Tokenization is a **crucial step** in NLP because it transforms raw text into a structured format that models can understand.

**In this notebook, we will learn:**
1. Word tokenization
2. Sentence tokenization
3. Subword tokenization


In [1]:
# Step 0: Import libraries
import re  # for regex sentence splitting

# Sample text
text = "Hello there! NLP is amazing. Let's learn tokenization."

print("Original Text:")
print(text)


Original Text:
Hello there! NLP is amazing. Let's learn tokenization.


In [2]:
# Step 1: Word Tokenization (Basic)
# Using simple split
words = text.split()
print("Word Tokens:", words)


Word Tokens: ['Hello', 'there!', 'NLP', 'is', 'amazing.', "Let's", 'learn', 'tokenization.']


**Explanation:**  
- Word tokenization splits the text into individual words.  
- Here we used `.split()` for simplicity.  
- This method works on all systems without any extra library.

In [3]:
# Step 2: Sentence Tokenization (Basic)
# Using regex to split by punctuation
sentences = re.split(r'(?<=[.!?]) +', text)
print("Sentence Tokens:", sentences)

Sentence Tokens: ['Hello there!', 'NLP is amazing.', "Let's learn tokenization."]


**Explanation:**  
- Sentence tokenization splits the text into sentences.  
- We used regex to split sentences by `.`, `!`, or `?`.  
- This is a simple and reliable way without NLTK.


In [4]:
# Step 3: Tokenizing a small dataset
sample_texts = [
    "Hello there! How are you?",
    "Tokenization is essential for NLP.",
    "We will learn preprocessing step by step."
]

# Word tokenization for all sentences
tokenized_texts = [text.split() for text in sample_texts]
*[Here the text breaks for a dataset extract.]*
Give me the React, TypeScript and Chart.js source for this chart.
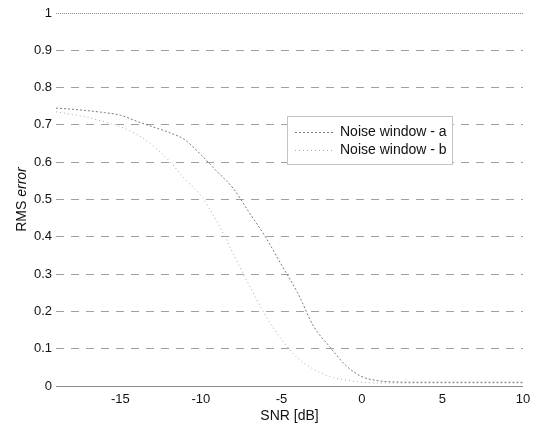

for i, tokens in enumerate(tokenized_texts):
    print(f"Original: {sample_texts[i]}")
    print(f"Word Tokens: {tokens}")
    print('-'*50)


Original: Hello there! How are you?
Word Tokens: ['Hello', 'there!', 'How', 'are', 'you?']
--------------------------------------------------
Original: Tokenization is essential for NLP.
Word Tokens: ['Tokenization', 'is', 'essential', 'for', 'NLP.']
--------------------------------------------------
Original: We will learn preprocessing step by step.
Word Tokens: ['We', 'will', 'learn', 'preprocessing', 'step', 'by', 'step.']
--------------------------------------------------


In [5]:
# Step 4: Subword Tokenization
# Split words into smaller units using basic rules

def simple_subword_tokenize(word):
    # Example: split words into halves or syllable-like chunks
    mid = len(word) // 2
    if mid == 0:
        return [word]
    return [word[:mid], word[mid:]]

subword_tokens = [simple_subword_tokenize(w) for w in words]
print("Subword Tokens (Basic):", subword_tokens)


Subword Tokens (Basic): [['He', 'llo'], ['the', 're!'], ['N', 'LP'], ['i', 's'], ['amaz', 'ing.'], ['Le', "t's"], ['le', 'arn'], ['tokeni', 'zation.']]